EUA report finds university policies shift steadily even while facing global health and geopolitical crises
Global crises are driving steady change in universities, according to a European University Association report based on a major international survey, which highlights flexible learning and the purpose of internationalisation as key areas where institutions and policymakers should focus.
The EUA released Trends 2024, the latest in its long-running series, on 25 July, based on a survey of 480 higher education institutions in 46 European higher education systems, analysed in depth for trends across Europe since the last report was published in 2018.
The survey shows that institutions are “evolving rather than radically transforming, with relatively common horizons and resulting in the adoption of concrete policies and measures”.
Key areas
The report sets out three key areas for policymakers and universities to focus on: the need to avoid “mission overload”; to have “urgent and proper reflection on the education offer” and consider “what flexible learning would mean and entail for each institution”, plus “the role of HEIs in lifelong learning”; and to consider the “state and purpose(s) of internationalisation in the higher education sector”.
The report comes at the end of a working cycle of the 25-year-old Bologna Process, the initiative to harmonise degree recognition and quality assurance across the European Higher Education Area.
Amanda Crowfoot, secretary-general of the EUA, writes in the introduction to the report that “while many key commitments of the Bologna Process, such as quality assurance, degree cycles and recognition, remain on the agenda and still require attention, this is also a moment to set priorities for the future”.

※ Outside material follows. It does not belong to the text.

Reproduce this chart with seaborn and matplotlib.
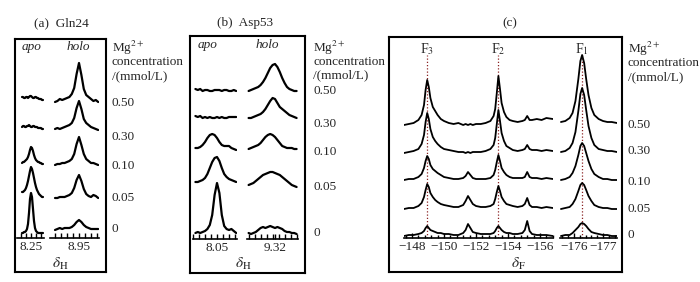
import numpy as np
import matplotlib
matplotlib.use('Agg')
import matplotlib.pyplot as plt
import seaborn as sns
from matplotlib.ticker import MultipleLocator, FixedLocator, FuncFormatter

W, H = 700, 282

# Mg2+ concentration of each trace, bottom row first
conc_labels = ['0', '0.05', '0.10', '0.30', '0.50']

# (a) Gln24, 1H shift (ppm) and peak intensity above each baseline
gln_apo_ppm = np.linspace(8.16, 8.37, 22)
gln_apo = [
    [0, 0, 1, 1, 2, 4, 9, 20, 34, 40, 36, 24, 12, 5, 2, 1, 0, 0, 0, 0, 0, 0],
    [5, 5, 6, 7, 9, 12, 16, 21, 26, 30, 28, 24, 19, 14, 10, 7, 5, 3, 2, 1, 0, 0],
    [0, 1, 1, 2, 3, 4, 6, 9, 13, 16, 15, 12, 8, 5, 3, 2, 1, 1, 0, 0, -1, -1],
    [0, 1, 1, 0, 0, 1, 1, 2, 1, 0, 0, 1, 1, 0, 0, 0, -1, -1, -1, -1, -2, -2],
    [1, 1, 0, 0, 1, 1, 0, 1, 2, 2, 1, 0, 0, 1, 1, 0, 0, -1, -1, -1, -2, -2],
]
gln_holo_ppm = np.linspace(8.75, 9.11, 19)
gln_holo = [
    [0, 1, 2, 1, 2, 2, 2, 3, 5, 8, 10, 8, 5, 3, 2, 1, 1, 1, 1],
    [0, 0, 1, 1, 1, 2, 3, 5, 10, 18, 23, 17, 9, 4, 2, 1, 3, 2, 0],
    [0, 1, 1, 2, 2, 3, 4, 6, 11, 21, 28, 20, 11, 6, 4, 2, 2, 1, 0],
    [1, 2, 1, 2, 3, 4, 5, 7, 12, 22, 29, 21, 11, 7, 5, 3, 2, 1, 0],
    [0, 1, 3, 2, 3, 4, 5, 8, 14, 28, 39, 27, 13, 7, 5, 3, 1, 2, 0],
]

# (b) Asp53
asp_apo_ppm = np.linspace(7.87, 8.21, 18)
asp_apo = [
    [0, 1, 0, 1, 2, 4, 8, 18, 38, 50, 40, 18, 7, 4, 3, 4, 2, 0],
    [0, 0, 1, 2, 4, 8, 14, 20, 24, 25, 21, 14, 8, 5, 3, 2, 1, 0],
    [1, 1, 2, 4, 7, 11, 14, 15, 14, 11, 7, 4, 3, 3, 3, 1, 0, -1],
    [1, 0, 1, -1, 0, -1, 0, -1, -1, 0, -1, 0, -1, -1, 0, 0, 0, 0],
    [1, 0, 1, -1, 0, 0, -1, -1, 0, 0, 0, -1, 0, 0, -1, -1, 0, -1],
]
asp_holo_ppm = np.linspace(9.10, 9.50, 21)
asp_holo = [
    [0, -1, 0, 1, 3, 5, 6, 5, 6, 7, 6, 5, 6, 5, 4, 2, 1, 1, 0, 0, -1],
    [0, 1, 2, 4, 6, 8, 10, 11, 12, 13, 13, 12, 11, 10, 8, 6, 4, 2, 0, -1, -2],
    [0, 1, 2, 3, 4, 6, 9, 12, 14, 15, 14, 12, 9, 6, 3, 2, 1, 1, 1, 0, 0],
    [0, 0, 1, 2, 3, 4, 6, 9, 13, 17, 20, 19, 15, 11, 9, 7, 5, 3, 2, 1, 0],
    [0, 1, 2, 3, 4, 6, 9, 13, 18, 23, 26, 27, 24, 19, 13, 8, 4, 2, 1, 0, 0],
]

# (c) 19F spectra
f_left_ppm = [-147.5, -147.8, -148.1, -148.4, -148.6, -148.75, -148.85, -148.95,
              -149.05, -149.15, -149.3, -149.45, -149.6, -149.8, -150.0, -150.3,
              -150.6, -150.9, -151.2, -151.35, -151.5, -151.65, -151.8, -152.0,
              -152.3, -152.6, -152.9, -153.1, -153.2, -153.3, -153.4, -153.5,
              -153.6, -153.75, -153.9, -154.1, -154.3, -154.6, -154.9, -155.05,
              -155.2, -155.35, -155.5, -155.8, -156.1, -156.4, -156.8]
f_left = [
    [0, 1, 1, 2, 3, 5, 8, 10, 8, 6, 5, 4, 3, 3, 2, 2, 1, 1, 3, 6, 12, 8, 4, 3,
     2, 2, 2, 3, 5, 8, 10, 8, 6, 4, 3, 3, 2, 2, 3, 6, 15, 5, 2, 1, 1, 1, 0],
    [0, 1, 1, 3, 6, 12, 19, 25, 22, 16, 12, 9, 7, 5, 4, 3, 2, 2, 4, 8, 13, 9, 5, 3,
     2, 2, 3, 5, 10, 17, 23, 18, 12, 8, 5, 4, 3, 2, 3, 5, 11, 4, 2, 2, 1, 2, 1],
    [0, 1, 1, 3, 6, 12, 19, 24, 21, 15, 11, 9, 7, 5, 3, 2, 1, 1, 2, 4, 8, 5, 2, 1,
     1, 1, 2, 5, 10, 18, 25, 19, 12, 8, 5, 3, 2, 2, 2, 3, 8, 3, 2, 2, 1, 2, 1],
    [0, 1, 2, 4, 9, 18, 31, 40, 34, 24, 16, 12, 9, 6, 4, 3, 2, 1, 1, 0, 1, 0, 1, 1,
     1, 2, 4, 8, 15, 29, 43, 32, 20, 12, 7, 5, 3, 2, 3, 4, 8, 4, 3, 3, 2, 3, 2],
    [0, 1, 2, 5, 10, 20, 35, 45, 38, 27, 18, 14, 10, 6, 4, 2, 1, 2, 0, 1, 0, 1, 0, 1,
     1, 2, 4, 9, 16, 32, 49, 36, 22, 13, 8, 5, 4, 3, 4, 5, 9, 5, 5, 6, 5, 7, 6],
]
f_right_ppm = [-175.55, -175.7, -175.85, -175.95, -176.05, -176.15, -176.22, -176.28,
               -176.35, -176.42, -176.5, -176.6, -176.7, -176.85, -177.0, -177.15,
               -177.3, -177.48]
f_right = [
    [0, 1, 1, 3, 6, 9, 12, 13, 12, 10, 7, 4, 3, 2, 1, 1, 0, 0],
    [0, 1, 2, 5, 10, 18, 24, 26, 24, 19, 13, 8, 4, 2, 1, 1, 0, 0],
    [0, 1, 3, 7, 14, 25, 34, 37, 34, 27, 19, 11, 6, 3, 1, 1, 0, 0],
    [0, 1, 4, 9, 20, 41, 58, 64, 57, 42, 26, 14, 7, 3, 2, 1, 1, 0],
    [1, 2, 5, 10, 22, 44, 62, 68, 60, 44, 28, 15, 8, 4, 2, 1, 1, 0],
]
f_peaks = ['F$_3$', 'F$_2$', 'F$_1$']
f_peak_ppm = [-148.94, -153.38, -176.28]

sns.set_theme(style='white')
plt.rcParams['font.family'] = ['Liberation Serif', 'DejaVu Serif']
plt.rcParams['mathtext.fontset'] = 'stix'
plt.rcParams['axes.unicode_minus'] = True
FS = 9.5


def px_axes(fig, x0, y0, x1, y1):
    return fig.add_axes([x0 / W, 1 - y1 / H, (x1 - x0) / W, (y1 - y0) / H])


def frame(fig, x0, y0, x1, y1):
    ax = px_axes(fig, x0, y0, x1, y1)
    ax.set_xticks([])
    ax.set_yticks([])
    for s in ax.spines.values():
        s.set_visible(True)
        s.set_color('black')
        s.set_linewidth(1.5)
    ax.set_zorder(0)
    return ax


def segment(fig, rect, xlim, ppm, rows, offsets, lw=1.6):
    ax = px_axes(fig, *rect)
    ax.set_facecolor('none')
    ax.set_zorder(2)
    for vals, off in zip(rows, offsets):
        sns.lineplot(x=np.asarray(ppm), y=np.asarray(vals) + off, ax=ax, color='black',
                     lw=lw, estimator=None, sort=False, legend=False)
    ax.set_xlim(*xlim)
    ax.set_ylim(0, rect[3] - rect[1])
    for s in ['left', 'right', 'top']:
        ax.spines[s].set_visible(False)
    ax.spines['bottom'].set_color('black')
    ax.spines['bottom'].set_linewidth(1.2)
    ax.set_yticks([])
    ax.set_xlabel('')
    ax.set_ylabel('')
    ax.tick_params(axis='x', which='both', direction='in', bottom=True, length=3.4,
                   width=1.0, color='black', pad=2.5, labelsize=FS)
    return ax


def labelled(ax, value, step):
    ax.xaxis.set_major_locator(FixedLocator([value]))
    ax.xaxis.set_major_formatter(FuncFormatter(lambda v, p: f'{v:.2f}'))
    ax.xaxis.set_minor_locator(MultipleLocator(step))


def conc_column(fig, x, head_y, row_y):
    fig.text(x / W, 1 - head_y[0] / H, 'Mg$^{2+}$', fontsize=FS, va='center', ha='left')
    fig.text(x / W, 1 - head_y[1] / H, 'concentration', fontsize=FS, va='center', ha='left')
    fig.text(x / W, 1 - head_y[2] / H, '/(mmol/L)', fontsize=FS, va='center', ha='left')
    for lab, y in zip(conc_labels, row_y):
        fig.text(x / W, 1 - y / H, lab, fontsize=FS, va='center', ha='left')


def ftext(fig, x, y, s, size=FS, **kw):
    fig.text(x / W, 1 - y / H, s, fontsize=size, ha='center', va='center', **kw)


fig = plt.figure(figsize=(7.0, 2.82), dpi=100)
minus = FuncFormatter(lambda v, p: f'{v:.0f}'.replace('-', '\u2212'))

# ---- (a) Gln24 ----
frame(fig, 15, 39, 106, 272)
px = 0.05 / 6
ax = segment(fig, (17, 39, 44, 238), (8.11, 8.38), gln_apo_ppm, gln_apo,
             [5, 41, 75, 111, 140])
labelled(ax, 8.25, 0.05)
ax = segment(fig, (50, 39, 99, 238), (8.95 - 29 * px, 8.95 + 20 * px), gln_holo_ppm,
             gln_holo, [8, 40, 73, 108, 136])
labelled(ax, 8.95, 0.05)
ftext(fig, 61, 23, '(a)  Gln24')
ftext(fig, 32, 47, 'apo', style='italic')
ftext(fig, 78, 47, 'holo', style='italic')
ftext(fig, 60, 264, r'$\delta_\mathrm{H}$', size=11)
conc_column(fig, 112, [48, 62, 76], [229, 198, 166, 137, 103])

# ---- (b) Asp53 ----
frame(fig, 190, 36, 305, 273)
ax = segment(fig, (193, 36, 237, 239), (8.05 - 24 * px, 8.05 + 20 * px), asp_apo_ppm,
             asp_apo, [6, 57, 90, 122, 149])
labelled(ax, 8.05, 0.05)
ax = segment(fig, (247, 36, 298, 239), (9.32 - 28 * px, 9.32 + 23 * px), asp_holo_ppm,
             asp_holo, [6, 54, 90, 121, 148])
labelled(ax, 9.32, 0.05)
ftext(fig, 245, 23, '(b)  Asp53')
ftext(fig, 208, 45, 'apo', style='italic')
ftext(fig, 267, 45, 'holo', style='italic')
ftext(fig, 243, 264, r'$\delta_\mathrm{H}$', size=11)
conc_column(fig, 313, [48, 62, 75], [233, 187, 152, 124, 91])

# ---- (c) 19F ----
frame(fig, 389, 37, 622, 272)
axl = segment(fig, (404, 37, 553, 238), (-147.5, -148 - (553 - 412) / 16), f_left_ppm,
              f_left, [2, 29, 58, 85, 113], lw=1.3)
axl.xaxis.set_major_locator(MultipleLocator(2))
axl.xaxis.set_minor_locator(MultipleLocator(0.4))
axl.xaxis.set_major_formatter(minus)
axr = segment(fig, (560, 37, 617, 238), (-176 + 14 / 29, -176 - 43 / 29), f_right_ppm,
              f_right, [2, 29, 58, 86, 115], lw=1.3)
axr.xaxis.set_major_locator(MultipleLocator(1))
axr.xaxis.set_minor_locator(MultipleLocator(0.2))
axr.xaxis.set_major_formatter(minus)
for ax in (axl, axr):
    ax.tick_params(axis='x', which='minor', length=2.4)
for name, pos in zip(f_peaks, f_peak_ppm):
    ax = axl if pos > -160 else axr
    ax.axvline(pos, ymin=0, ymax=(238 - 55) / 201, ls=(0, (1, 1.6)), color='#8b2323',
               lw=0.9, zorder=1)
    xpix = ax.transData.transform((pos, 0))[0]
    fig.text(xpix / fig.bbox.width, 1 - 49 / H, name, fontsize=FS + 0.5, ha='center',
             va='center')
ftext(fig, 510, 23, '(c)')
ftext(fig, 518, 264, r'$\delta_\mathrm{F}$', size=11)
conc_column(fig, 628, [49, 63, 77], [235, 209, 182, 151, 125])

fig.savefig('out.png', dpi=100)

Issues that have profoundly affected universities, she adds, include the pandemic, which “challenged existing practices yet at the same time provided invaluable opportunities to mainstream the use of digital tools”, alongside geopolitical challenges such as the war in Ukraine, accompanied by subsequent energy and economic crises in Europe, which “brought to the forefront questions related not only to economic and technological sovereignty but also to integrity, solidarity and inclusiveness”.

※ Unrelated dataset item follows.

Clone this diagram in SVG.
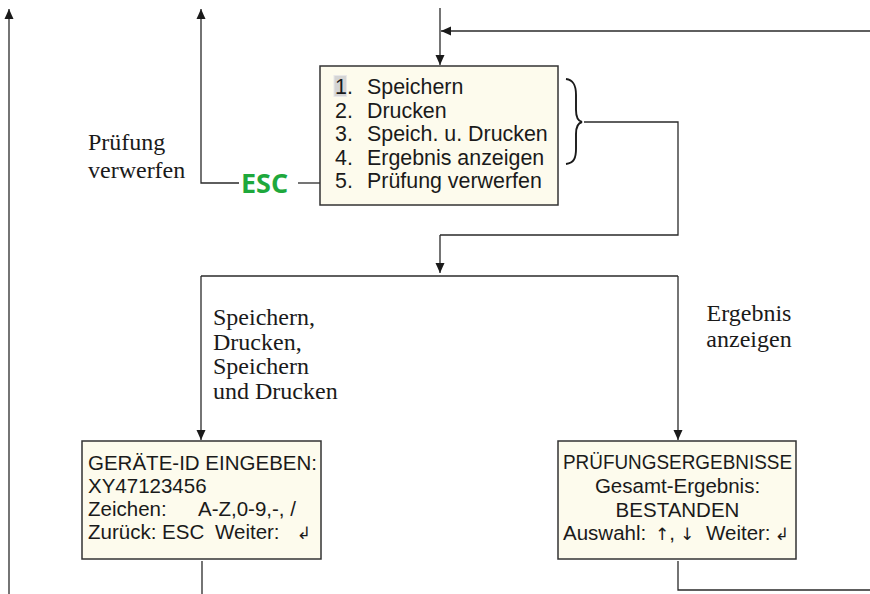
<svg xmlns="http://www.w3.org/2000/svg" width="870" height="594" viewBox="0 0 870 594">
<defs>
<marker id="ah" viewBox="0 0 10 10" refX="10" refY="5" markerWidth="10" markerHeight="10" markerUnits="userSpaceOnUse" orient="auto">
<path d="M0,0.5 L10,5 L0,9.5 Z" fill="#1a1a1a"/>
</marker>
<style>
.ln{fill:none;stroke:#2a2a2a;stroke-width:1.3}
.arr{fill:none;stroke:#2a2a2a;stroke-width:1.3;marker-end:url(#ah)}
.box{fill:#fdfbed;stroke:#333;stroke-width:1.5}
.mono{font-family:"Liberation Sans",Arial,sans-serif;font-size:21.4px;fill:#1a1a1a;white-space:pre}
.scr{font-family:"Liberation Sans",Arial,sans-serif;font-size:20.5px;fill:#1a1a1a;white-space:pre}
.sym{font-family:"DejaVu Sans",sans-serif;font-size:17px;fill:#1a1a1a}
.lbl{font-family:"Liberation Serif","Times New Roman",serif;font-size:24px;fill:#1a1a1a}
.esc{font-family:"Open Sans","Liberation Sans",sans-serif;font-weight:bold;font-size:27px;fill:#1ea83c}
</style>
</defs>
<g id="connectors">
<path class="arr" d="M9,594 V9"/>
<path class="ln" d="M320,183 H298"/>
<path class="arr" d="M239,183 H201 V9"/>
<path class="arr" d="M440,8 V65"/>
<path class="arr" d="M870,31 H441"/>
<path d="M566,79 C574,80 576,86 576,95 L576,110 C576,118 578,121 582,122 C578,123 576,126 576,134 L576,149 C576,158 574,163 566,164" fill="none" stroke="#1a1a1a" stroke-width="1.9"/>
<path class="ln" d="M584,122 H678 V235 H440"/>
<path class="arr" d="M440,235 V273"/>
<path class="ln" d="M201,276 H678"/>
<path class="arr" d="M201,276 V440"/>
<path class="arr" d="M678,276 V440"/>
<path class="ln" d="M202,561 V594"/>
<path class="ln" d="M678,561 V590 H870"/>
</g>
<g id="menu">
<rect class="box" x="320" y="66" width="238" height="139"/>
<rect x="334" y="75.5" width="12.5" height="21" fill="#d4d4d4" stroke="#e8e8e8" stroke-width="1"/>
<text class="mono" x="335" y="94">1.<tspan x="367">Speichern</tspan></text>
<text class="mono" x="335" y="117.5">2.<tspan x="367">Drucken</tspan></text>
<text class="mono" x="335" y="141">3.<tspan x="367">Speich. u. Drucken</tspan></text>
<text class="mono" x="335" y="164.5">4.<tspan x="367">Ergebnis anzeigen</tspan></text>
<text class="mono" x="335" y="188">5.<tspan x="367">Prüfung verwerfen</tspan></text>
</g>
<g id="esc">
<text class="esc" x="241" y="192.5">ESC</text>
</g>
<g id="label-verwerfen">
<text class="lbl" x="88" y="150">Prüfung</text>
<text class="lbl" x="88" y="178">verwerfen</text>
</g>
<g id="label-speichern">
<text class="lbl" x="213" y="325">Speichern,</text>
<text class="lbl" x="213" y="349.5">Drucken,</text>
<text class="lbl" x="213" y="374">Speichern</text>
<text class="lbl" x="213" y="399">und Drucken</text>
</g>
<g id="label-ergebnis">
<text class="lbl" x="749" y="321" text-anchor="middle">Ergebnis</text>
<text class="lbl" x="749" y="347" text-anchor="middle">anzeigen</text>
</g>
<g id="geraete-id">
<rect class="box" x="82" y="441" width="239" height="118"/>
<text class="scr" x="88" y="470" textLength="229" lengthAdjust="spacingAndGlyphs">GERÄTE-ID EINGEBEN:</text>
<text class="scr" x="88" y="493">XY47123456</text>
<text class="scr" x="88" y="516">Zeichen:<tspan x="198">A-Z,0-9,-, /</tspan></text>
<text class="scr" x="88" y="539">Zurück: ESC<tspan x="215">Weiter:</tspan><tspan class="sym" x="297">↲</tspan></text>
</g>
<g id="ergebnisse">
<rect class="box" x="558" y="441" width="238" height="118"/>
<text class="scr" x="677.5" y="469" text-anchor="middle" textLength="229" lengthAdjust="spacingAndGlyphs">PRÜFUNGSERGEBNISSE</text>
<text class="scr" x="677.5" y="493" text-anchor="middle">Gesamt-Ergebnis:</text>
<text class="scr" x="677.5" y="517" text-anchor="middle">BESTANDEN</text>
<text class="scr" x="563" y="540">Auswahl:<tspan class="sym" x="655">↑</tspan>,<tspan class="sym" x="680">↓</tspan><tspan x="706">Weiter:</tspan><tspan class="sym" x="775">↲</tspan></text>
</g>
</svg>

However, the report finds that higher education institutions and the EHEA are merely “evolving rather than radically transforming”. It suggests that moving forward, policymakers and institutions should focus more on the central mission of universities to avoid demanding too much with too few resources; re-evaluate their education in accordance with a changing student body and learning environment; and be more strategic around internationalisation.
Degrees
The report highlights that the pandemic resulted in policy changes around teaching practices at most universities in the EU. However, 79 per cent of students still exclusively receive campus-based teaching, although there is now greater diversity in what that looks like, and it often includes more video elements.
There has also been an increase in non-degree education, and microcredentials are seen as a positive addition by 75 per cent of institutions.
However, the report finds that most institutions also identify a lack of framework for establishing microcredentials as a problem.
The EHEA is facilitating better credit mobility between institutions but still faces structural challenges, the findings suggest. The report says “the Bologna Process benchmark of 20 per cent of graduates having a mobility experience is still in the far distance” due to issues such as “lack of funding, the lack of sufficient fellowships in both number and cost coverage, but also the rising costs and the shortages of affordable accommodation”.
The EUA calls for a better implementation of the Bologna Process and stricter adherence to the rules of Erasmus+, the EU’s student exchange programme.
Mobility
The report also finds that while there is a growing demand for staff mobility to be prioritised, there is no systematic approach to the issue.
However, collaboration leading to joint degrees is of high priority for policymakers and for institutions, which “are quite positive regarding joint programmes and degrees, despite the complexity of the matter and the effort it entails for institutions”.